Con un celular basta para que dejemos en todos lados las huellas digitales de nuestros apetitos, tanto los superficiales como aquellos que supuestamente mantenemos agazapados en las cloacas más profundas de nuestro ser.
El algoritmo nos conoce desnudos, es una invasora indetenible de la intimidad.
Además de ofrecimientos de entretenimiento estúpido, el algoritmo suele aguijar mi interés por los libros.
Prácticamente no hay visita a mis redes sin que aparezca algo de esto por allí. Por supuesto, es tan grande el menú que apenas me detengo en lo ofrecido.
Pero a veces no es así. Esta semana llegó, por ejemplo, la publicidad de un libro que por desgracia sólo venden en España, y mi bolsillo no gasta tan lejos.
Parece excelente, pero a menos que algún día llegue a México me contentaré por ahora con la sinopsis comercial de Bibliopatías, bibliomanías y otros males librescos (Antonio Catronuovo, Trama, Madrid, 2024, 304 pp.).

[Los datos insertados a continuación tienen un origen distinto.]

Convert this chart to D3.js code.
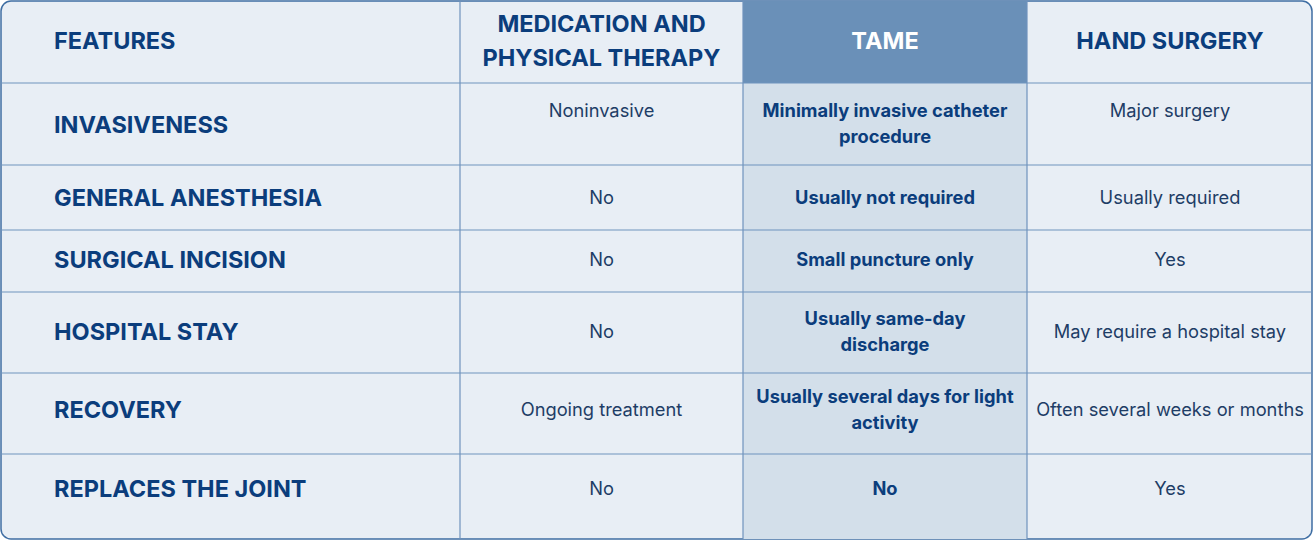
<!DOCTYPE html><html><head><meta charset="utf-8">
<script src="https://cdn.jsdelivr.net/npm/d3@7"></script>
<style>body{margin:0;background:#fff}text{font-family:Inter,sans-serif}</style></head><body>
<svg id="c" width="1313" height="540"></svg>
<script>
const headers = ["FEATURES", "MEDICATION AND\nPHYSICAL THERAPY", "TAME", "HAND SURGERY"];
const features = ["INVASIVENESS","GENERAL ANESTHESIA","SURGICAL INCISION","HOSPITAL STAY","RECOVERY","REPLACES THE JOINT"];
const medication = ["Noninvasive","No","No","No","Ongoing treatment","No"];
const tame = ["Minimally invasive catheter\nprocedure","Usually not required","Small puncture only","Usually same-day\ndischarge","Usually several days for light\nactivity","No"];
const surgery = ["Major surgery","Usually required","Yes","May require a hospital stay","Often several weeks or months","Yes"];
const colEdges = [0,460,743,1027,1313];
const rowEdges = [0,83,165,230,292,373,454,540];

const svg = d3.select("#c");
const W=1313,H=540, ink="#0b3d7c", line="#6f93bd";
svg.append("rect").attr("x",1).attr("y",1).attr("width",W-2).attr("height",H-2).attr("rx",10).attr("fill","#e8eef5").attr("stroke","#3f6ea3").attr("stroke-width",1.5);
svg.append("rect").attr("x",colEdges[2]).attr("y",rowEdges[0]+1).attr("width",colEdges[3]-colEdges[2]).attr("height",rowEdges[1]-1).attr("fill","#6a90b8");
svg.append("rect").attr("x",colEdges[2]).attr("y",rowEdges[1]).attr("width",colEdges[3]-colEdges[2]).attr("height",H-1-rowEdges[1]).attr("fill","#d3dfea");
rowEdges.slice(1,-1).forEach(y=>svg.append("line").attr("x1",1).attr("x2",W-1).attr("y1",y).attr("y2",y).attr("stroke",line).attr("stroke-width",1.2));
colEdges.slice(1,-1).forEach(x=>svg.append("line").attr("x1",x).attr("x2",x).attr("y1",1).attr("y2",H-1).attr("stroke",line).attr("stroke-width",1.2));

function txt(s,x,y,anchor,size,weight,fill,lh){
  const parts=s.split("\n"); const t=svg.append("text").attr("x",x).attr("text-anchor",anchor).attr("font-size",size).attr("font-weight",weight).attr("fill",fill);
  const y0=y-(parts.length-1)*lh/2;
  parts.forEach((p,i)=>t.append("tspan").attr("x",x).attr("y",y0+i*lh).attr("dy","0.35em").text(p));
}
const cx=i=>(colEdges[i]+colEdges[i+1])/2;
txt(headers[0],54,41,"start",23.5,700,ink,34);
txt(headers[1],cx(1),41,"middle",23.5,700,ink,34);
txt(headers[2],cx(2),41,"middle",23.5,700,"#fff",34);
txt(headers[3],cx(3),41,"middle",23.5,700,ink,34);
const shift=[0,0,-1,-1,-4,-8];
features.forEach((f,r)=>{
  const y0=rowEdges[r+1], y1=rowEdges[r+2], mid=(y0+y1)/2+shift[r];
  txt(f,54,mid+(r===0?1:0),"start",23.5,700,ink,26);
  const first = r===0 ? y0+28 : mid;
  txt(medication[r],cx(1),first,"middle",18.3,400,"#1e3d66",26);
  txt(tame[r],cx(2),r===0?y0+41:mid,"middle",18.3,700,ink,26);
  txt(surgery[r],cx(3),first,"middle",18.3,400,"#1e3d66",26);
});
</script></body></html>
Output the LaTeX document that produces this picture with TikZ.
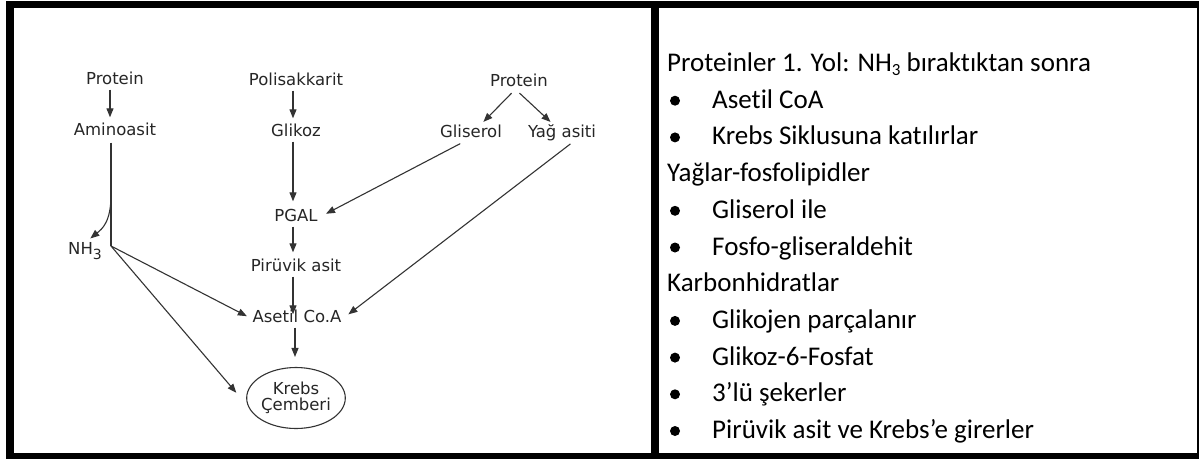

Dice la publicidad: “Quien se adentra en estas páginas se hunde de inmediato en el lazareto de las enfermedades producidas por los libros, en medio de las monomanías, las fobias, la codicia y los desvaríos desmesurados que afligen a sus maniáticos acaparadores y perseguidores.
Un mundo lleno de obsesiones, frenesíes, caprichos y excentricidades desmedidas”.
La misma página promocional ofrece una estupenda reseña del blog Libros de Cíbola, así que no abundo sobre este antojable título, además de que, como no lo tengo, no sabría qué más decir.
Ahora bien, la referencia sobre las patologías librescas me llevó a recordar La memoria vegetal, libro de Umberto Eco, más exactamente un pasaje de ese volumen alguna vez comentado en esta columna.
Lo que recordé se encuentra en el apartado “Reflexiones sobre la bibliofilia” bajo el subtítulo “Robar libros”.
La anécdota que recordé del libro de Eco es breve y no necesito resumirla, sino permitir que sea el erudito italiano quien nos ayude a recorrerla con su erudita ironía: “El mayor ladrón de libros que la historia de la bibliomanía recuerda es un señor que, nomen omen, se llamaba Guglielmo Libri.
Era un insigne matemático italiano del siglo pasado que se convirtió en eminente ciudadano francés (Legión de Honor, Collège de France, miembro de la Academia, inspector general de Bibliotecas).
Es verdad que Libri llegó a ser benemérito porque visitó todas las bibliotecas más desvalidas de Francia, encontró y clasificó obras rarísimas que yacían abandonadas; pero quizá se comportó como esos grandes arqueólogos que dedican su vida a sacar a la luz tesoros perdidos de los países del tercer mundo y consideran una honesta recompensa a todos sus esfuerzos llevarse a casa una parte de lo que encuentran.
Libri debió de exagerar: el caso es que hubo un escándalo público, perdió todos sus cargos y su reputación y acabó su vida en el exilio, perseguido por órdenes de captura. (…) Libri era, sin duda alguna, un bibliófilo: creyó que esos libros estaban mejor en su casa, mimados y amados, que en cualquier biblioteca de provincias donde nunca nadie iría a buscarlos.
Pero al haber amado demasiados, seguramente no pudo haberlos amado uno a uno. Sepultados en su origen, volvían a estar sepultados en la meta”.
El caso es que tener libros, muchos libros comprados, regalados o robados es un buen tema ya, al parecer, de numerosos libros.
Por increíble que parezca, hay personas que se convierten en adictos a los libros como objetos preciosos, atesorables como las joyas o el dinero, con voracidad y celo.
A veces esta adicción no incluye leerlos, dado que la pura posesión es, como observa Eco, el fin, igual que tener joyas y no usarlas o dinero y no gastarlo.
Se trata en suma de una patología, no le exijamos mucha lógica.